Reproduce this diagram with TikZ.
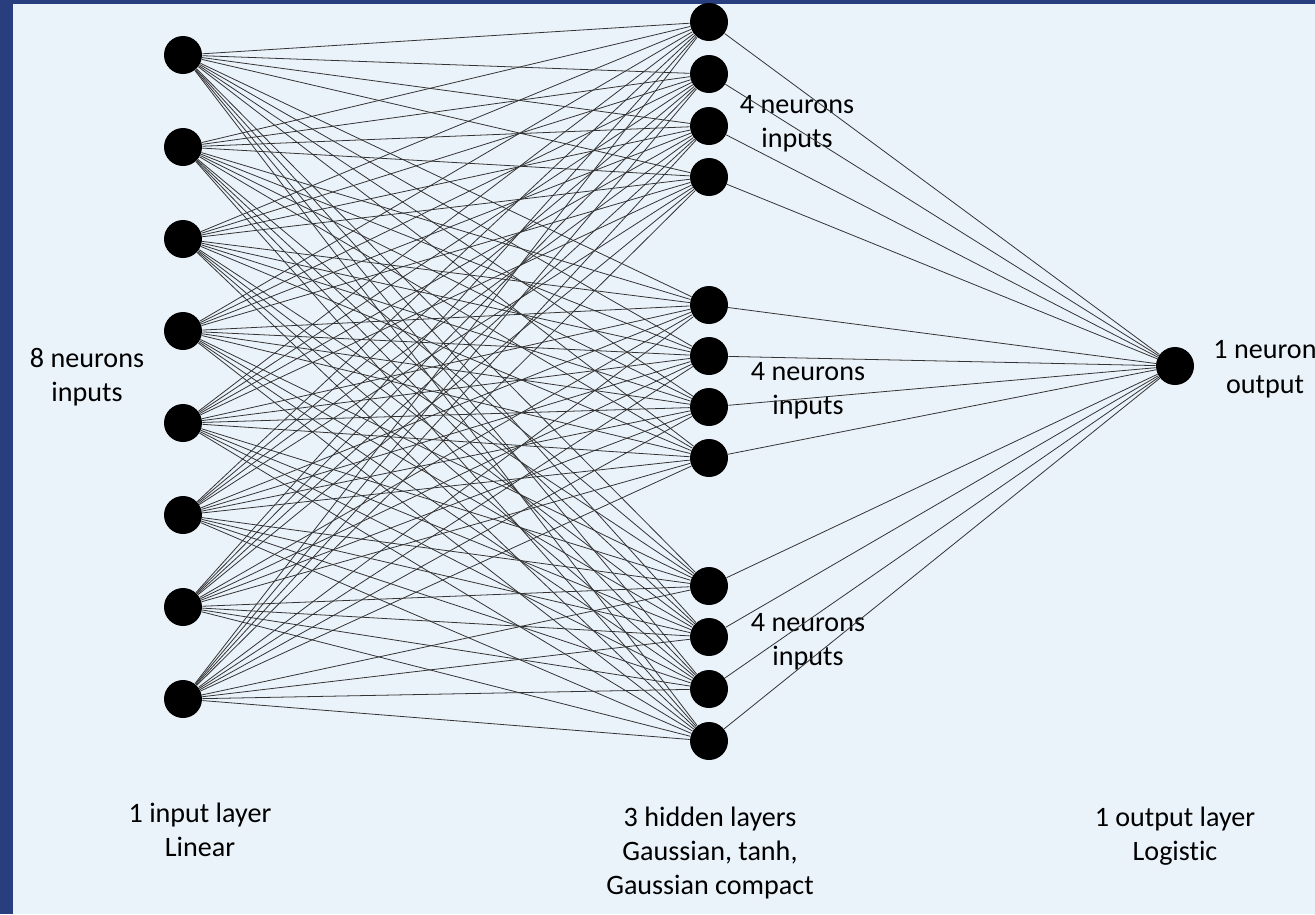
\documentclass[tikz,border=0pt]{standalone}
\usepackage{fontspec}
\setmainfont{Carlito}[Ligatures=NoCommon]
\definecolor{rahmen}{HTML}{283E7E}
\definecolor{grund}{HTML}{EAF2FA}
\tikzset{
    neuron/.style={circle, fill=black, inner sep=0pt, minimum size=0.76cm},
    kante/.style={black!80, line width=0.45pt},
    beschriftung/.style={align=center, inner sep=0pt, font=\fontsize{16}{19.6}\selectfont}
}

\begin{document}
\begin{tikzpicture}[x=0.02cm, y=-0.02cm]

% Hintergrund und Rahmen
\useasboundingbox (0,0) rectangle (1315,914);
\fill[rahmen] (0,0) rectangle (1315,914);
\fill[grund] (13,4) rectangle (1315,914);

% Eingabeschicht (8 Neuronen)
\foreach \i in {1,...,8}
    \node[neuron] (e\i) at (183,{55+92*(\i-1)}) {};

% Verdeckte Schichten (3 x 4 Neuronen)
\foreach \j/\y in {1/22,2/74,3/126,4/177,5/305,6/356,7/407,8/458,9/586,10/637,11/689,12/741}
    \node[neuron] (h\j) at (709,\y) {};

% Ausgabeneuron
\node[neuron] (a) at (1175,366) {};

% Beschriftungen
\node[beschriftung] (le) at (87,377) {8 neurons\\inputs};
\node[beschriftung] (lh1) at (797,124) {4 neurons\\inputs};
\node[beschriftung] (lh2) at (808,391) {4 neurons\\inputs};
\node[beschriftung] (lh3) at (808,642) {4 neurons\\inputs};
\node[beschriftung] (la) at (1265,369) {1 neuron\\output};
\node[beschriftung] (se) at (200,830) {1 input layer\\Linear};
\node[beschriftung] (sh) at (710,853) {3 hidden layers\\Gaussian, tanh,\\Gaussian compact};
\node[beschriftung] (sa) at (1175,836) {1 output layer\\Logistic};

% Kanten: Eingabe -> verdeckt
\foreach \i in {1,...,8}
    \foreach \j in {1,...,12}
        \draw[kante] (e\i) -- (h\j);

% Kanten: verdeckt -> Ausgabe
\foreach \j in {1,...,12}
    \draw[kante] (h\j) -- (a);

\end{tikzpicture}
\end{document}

* * *

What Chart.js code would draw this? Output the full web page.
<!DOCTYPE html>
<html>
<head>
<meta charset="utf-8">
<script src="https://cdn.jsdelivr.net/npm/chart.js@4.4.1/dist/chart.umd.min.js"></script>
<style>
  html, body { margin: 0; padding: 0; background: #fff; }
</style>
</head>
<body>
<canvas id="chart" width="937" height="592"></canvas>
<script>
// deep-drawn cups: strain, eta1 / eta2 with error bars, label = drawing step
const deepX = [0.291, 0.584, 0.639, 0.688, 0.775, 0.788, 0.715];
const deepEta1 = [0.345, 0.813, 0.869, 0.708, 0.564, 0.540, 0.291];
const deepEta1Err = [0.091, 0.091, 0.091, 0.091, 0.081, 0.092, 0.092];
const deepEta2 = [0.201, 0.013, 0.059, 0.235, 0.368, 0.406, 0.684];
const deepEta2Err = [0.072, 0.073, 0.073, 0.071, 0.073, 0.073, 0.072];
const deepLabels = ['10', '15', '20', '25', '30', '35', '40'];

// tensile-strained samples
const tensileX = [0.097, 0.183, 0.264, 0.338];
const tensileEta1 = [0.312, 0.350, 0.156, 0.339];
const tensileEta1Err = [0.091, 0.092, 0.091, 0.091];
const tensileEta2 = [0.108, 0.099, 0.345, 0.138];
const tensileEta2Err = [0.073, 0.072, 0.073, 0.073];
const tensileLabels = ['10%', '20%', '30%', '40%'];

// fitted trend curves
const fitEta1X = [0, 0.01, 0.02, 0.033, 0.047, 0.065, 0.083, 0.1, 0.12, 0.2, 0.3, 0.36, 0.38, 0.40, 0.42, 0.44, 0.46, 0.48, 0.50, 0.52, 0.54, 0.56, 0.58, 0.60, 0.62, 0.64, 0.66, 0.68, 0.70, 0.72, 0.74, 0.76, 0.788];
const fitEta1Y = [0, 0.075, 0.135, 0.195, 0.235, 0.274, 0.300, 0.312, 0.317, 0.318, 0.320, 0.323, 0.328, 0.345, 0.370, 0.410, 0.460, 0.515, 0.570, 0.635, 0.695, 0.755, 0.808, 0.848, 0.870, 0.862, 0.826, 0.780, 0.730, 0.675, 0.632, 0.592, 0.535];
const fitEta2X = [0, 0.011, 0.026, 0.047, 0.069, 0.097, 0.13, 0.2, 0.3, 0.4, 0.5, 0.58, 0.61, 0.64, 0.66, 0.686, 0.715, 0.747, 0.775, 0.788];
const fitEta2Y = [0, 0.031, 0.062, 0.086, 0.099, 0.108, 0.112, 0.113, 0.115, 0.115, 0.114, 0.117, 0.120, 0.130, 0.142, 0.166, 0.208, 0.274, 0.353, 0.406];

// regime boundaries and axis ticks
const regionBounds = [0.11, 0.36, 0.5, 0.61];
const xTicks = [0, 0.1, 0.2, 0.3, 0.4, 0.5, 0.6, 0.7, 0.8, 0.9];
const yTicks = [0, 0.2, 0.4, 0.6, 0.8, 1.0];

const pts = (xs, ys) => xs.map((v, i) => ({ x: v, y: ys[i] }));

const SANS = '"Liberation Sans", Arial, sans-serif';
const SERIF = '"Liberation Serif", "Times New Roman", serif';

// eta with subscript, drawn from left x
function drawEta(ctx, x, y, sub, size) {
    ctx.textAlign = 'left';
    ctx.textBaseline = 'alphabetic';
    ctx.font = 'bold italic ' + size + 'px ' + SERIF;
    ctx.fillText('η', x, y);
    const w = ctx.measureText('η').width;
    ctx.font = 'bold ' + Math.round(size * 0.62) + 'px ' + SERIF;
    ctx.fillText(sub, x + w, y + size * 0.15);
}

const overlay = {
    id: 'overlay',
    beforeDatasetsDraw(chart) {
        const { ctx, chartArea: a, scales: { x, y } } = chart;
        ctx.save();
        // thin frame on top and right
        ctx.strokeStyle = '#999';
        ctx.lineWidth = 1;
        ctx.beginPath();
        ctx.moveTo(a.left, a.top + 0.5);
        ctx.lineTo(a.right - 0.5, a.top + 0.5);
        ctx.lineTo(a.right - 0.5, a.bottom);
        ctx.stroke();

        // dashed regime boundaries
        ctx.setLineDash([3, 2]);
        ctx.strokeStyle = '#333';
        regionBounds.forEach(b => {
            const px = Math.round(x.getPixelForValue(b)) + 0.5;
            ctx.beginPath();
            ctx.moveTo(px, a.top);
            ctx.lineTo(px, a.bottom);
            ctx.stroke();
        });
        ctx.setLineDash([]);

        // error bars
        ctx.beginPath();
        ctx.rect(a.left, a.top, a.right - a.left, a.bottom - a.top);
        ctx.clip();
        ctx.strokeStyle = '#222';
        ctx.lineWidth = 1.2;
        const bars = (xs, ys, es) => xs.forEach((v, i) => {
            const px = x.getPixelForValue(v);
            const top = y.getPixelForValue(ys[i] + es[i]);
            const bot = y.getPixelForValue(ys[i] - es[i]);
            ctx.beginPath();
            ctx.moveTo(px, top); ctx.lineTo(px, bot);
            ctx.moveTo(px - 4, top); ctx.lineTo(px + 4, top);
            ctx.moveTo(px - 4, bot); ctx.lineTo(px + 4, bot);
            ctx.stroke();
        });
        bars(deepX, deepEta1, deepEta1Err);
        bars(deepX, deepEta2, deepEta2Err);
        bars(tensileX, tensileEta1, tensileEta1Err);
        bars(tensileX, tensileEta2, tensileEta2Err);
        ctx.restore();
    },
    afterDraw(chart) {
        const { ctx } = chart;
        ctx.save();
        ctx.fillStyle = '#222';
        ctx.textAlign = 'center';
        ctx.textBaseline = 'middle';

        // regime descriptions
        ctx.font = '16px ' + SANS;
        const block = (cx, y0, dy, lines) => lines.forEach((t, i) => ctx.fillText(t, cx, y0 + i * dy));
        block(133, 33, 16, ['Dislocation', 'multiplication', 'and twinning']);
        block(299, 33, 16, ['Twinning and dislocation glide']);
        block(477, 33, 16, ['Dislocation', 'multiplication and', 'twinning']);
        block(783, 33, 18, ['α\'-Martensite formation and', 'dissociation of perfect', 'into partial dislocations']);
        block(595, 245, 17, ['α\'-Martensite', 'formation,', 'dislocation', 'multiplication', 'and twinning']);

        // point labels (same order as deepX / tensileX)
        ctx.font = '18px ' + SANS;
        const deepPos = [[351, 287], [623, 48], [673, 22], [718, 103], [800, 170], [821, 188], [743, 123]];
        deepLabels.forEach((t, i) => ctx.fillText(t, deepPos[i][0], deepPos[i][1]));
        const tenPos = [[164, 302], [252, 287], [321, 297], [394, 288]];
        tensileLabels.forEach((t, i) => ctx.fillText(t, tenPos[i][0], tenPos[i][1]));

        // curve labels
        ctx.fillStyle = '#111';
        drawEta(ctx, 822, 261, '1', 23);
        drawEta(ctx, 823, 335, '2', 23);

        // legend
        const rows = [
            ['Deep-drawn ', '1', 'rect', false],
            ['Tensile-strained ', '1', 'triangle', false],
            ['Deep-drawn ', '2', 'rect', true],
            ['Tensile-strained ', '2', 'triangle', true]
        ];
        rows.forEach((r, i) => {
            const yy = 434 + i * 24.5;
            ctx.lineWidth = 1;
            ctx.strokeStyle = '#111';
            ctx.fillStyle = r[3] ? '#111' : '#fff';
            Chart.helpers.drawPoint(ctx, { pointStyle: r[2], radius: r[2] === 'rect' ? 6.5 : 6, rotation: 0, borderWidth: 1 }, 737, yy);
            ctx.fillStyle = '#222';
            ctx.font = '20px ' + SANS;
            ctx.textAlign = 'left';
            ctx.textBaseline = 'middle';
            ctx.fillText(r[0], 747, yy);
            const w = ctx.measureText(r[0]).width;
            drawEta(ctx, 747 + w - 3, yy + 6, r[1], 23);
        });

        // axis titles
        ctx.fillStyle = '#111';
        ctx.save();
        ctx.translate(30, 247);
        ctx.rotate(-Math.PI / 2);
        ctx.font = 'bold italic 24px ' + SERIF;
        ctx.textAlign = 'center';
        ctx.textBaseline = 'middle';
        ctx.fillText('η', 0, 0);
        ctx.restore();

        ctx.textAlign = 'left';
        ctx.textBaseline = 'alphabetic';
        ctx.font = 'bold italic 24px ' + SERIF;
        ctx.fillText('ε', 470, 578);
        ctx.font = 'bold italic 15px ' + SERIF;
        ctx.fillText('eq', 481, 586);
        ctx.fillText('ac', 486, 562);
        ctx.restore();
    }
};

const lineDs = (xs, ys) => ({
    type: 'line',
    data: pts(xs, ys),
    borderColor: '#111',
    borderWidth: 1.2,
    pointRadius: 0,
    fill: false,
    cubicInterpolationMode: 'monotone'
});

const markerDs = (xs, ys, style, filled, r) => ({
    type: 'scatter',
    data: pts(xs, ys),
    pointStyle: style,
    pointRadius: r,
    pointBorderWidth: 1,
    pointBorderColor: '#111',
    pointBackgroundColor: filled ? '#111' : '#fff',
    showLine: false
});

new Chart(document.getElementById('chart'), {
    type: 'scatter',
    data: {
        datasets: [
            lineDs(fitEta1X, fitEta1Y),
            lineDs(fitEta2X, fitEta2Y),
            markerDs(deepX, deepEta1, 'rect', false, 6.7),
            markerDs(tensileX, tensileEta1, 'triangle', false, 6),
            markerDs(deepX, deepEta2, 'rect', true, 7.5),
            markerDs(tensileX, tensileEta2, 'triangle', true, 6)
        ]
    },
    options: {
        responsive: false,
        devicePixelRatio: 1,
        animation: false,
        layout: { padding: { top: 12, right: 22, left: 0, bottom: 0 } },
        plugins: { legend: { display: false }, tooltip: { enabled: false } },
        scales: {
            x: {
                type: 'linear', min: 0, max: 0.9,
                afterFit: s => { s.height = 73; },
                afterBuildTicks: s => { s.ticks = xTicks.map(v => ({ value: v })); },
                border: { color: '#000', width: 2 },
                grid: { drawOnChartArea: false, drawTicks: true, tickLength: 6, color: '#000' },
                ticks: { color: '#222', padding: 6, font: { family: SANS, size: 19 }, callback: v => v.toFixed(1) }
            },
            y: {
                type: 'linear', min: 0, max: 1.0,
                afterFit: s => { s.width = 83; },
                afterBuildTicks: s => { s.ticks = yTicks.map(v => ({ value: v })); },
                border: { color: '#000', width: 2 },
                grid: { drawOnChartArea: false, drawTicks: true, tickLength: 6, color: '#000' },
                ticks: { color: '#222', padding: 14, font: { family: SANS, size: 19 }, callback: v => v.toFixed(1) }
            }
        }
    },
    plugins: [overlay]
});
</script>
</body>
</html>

==

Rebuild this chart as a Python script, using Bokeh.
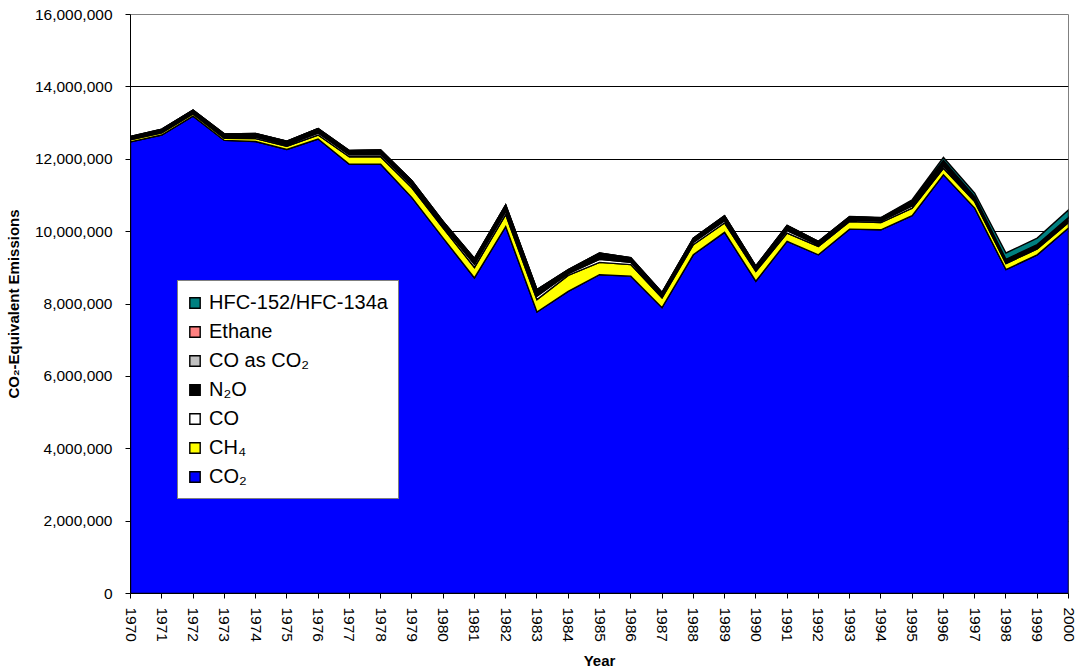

- **TASK DETAILS**:
Give again, exactly as written above, every line from the one holding "Reproduce this diagram with TikZ." to the one holding "(a) at (1175,366)", with both ends kept and the pictures left out.

- **WRITTEN RESPONSE**:
Reproduce this diagram with TikZ.
\documentclass[tikz,border=0pt]{standalone}
\usepackage{fontspec}
\setmainfont{Carlito}[Ligatures=NoCommon]
\definecolor{rahmen}{HTML}{283E7E}
\definecolor{grund}{HTML}{EAF2FA}
\tikzset{
    neuron/.style={circle, fill=black, inner sep=0pt, minimum size=0.76cm},
    kante/.style={black!80, line width=0.45pt},
    beschriftung/.style={align=center, inner sep=0pt, font=\fontsize{16}{19.6}\selectfont}
}

\begin{document}
\begin{tikzpicture}[x=0.02cm, y=-0.02cm]

% Hintergrund und Rahmen
\useasboundingbox (0,0) rectangle (1315,914);
\fill[rahmen] (0,0) rectangle (1315,914);
\fill[grund] (13,4) rectangle (1315,914);

% Eingabeschicht (8 Neuronen)
\foreach \i in {1,...,8}
    \node[neuron] (e\i) at (183,{55+92*(\i-1)}) {};

% Verdeckte Schichten (3 x 4 Neuronen)
\foreach \j/\y in {1/22,2/74,3/126,4/177,5/305,6/356,7/407,8/458,9/586,10/637,11/689,12/741}
    \node[neuron] (h\j) at (709,\y) {};

% Ausgabeneuron
\node[neuron] (a) at (1175,366) {};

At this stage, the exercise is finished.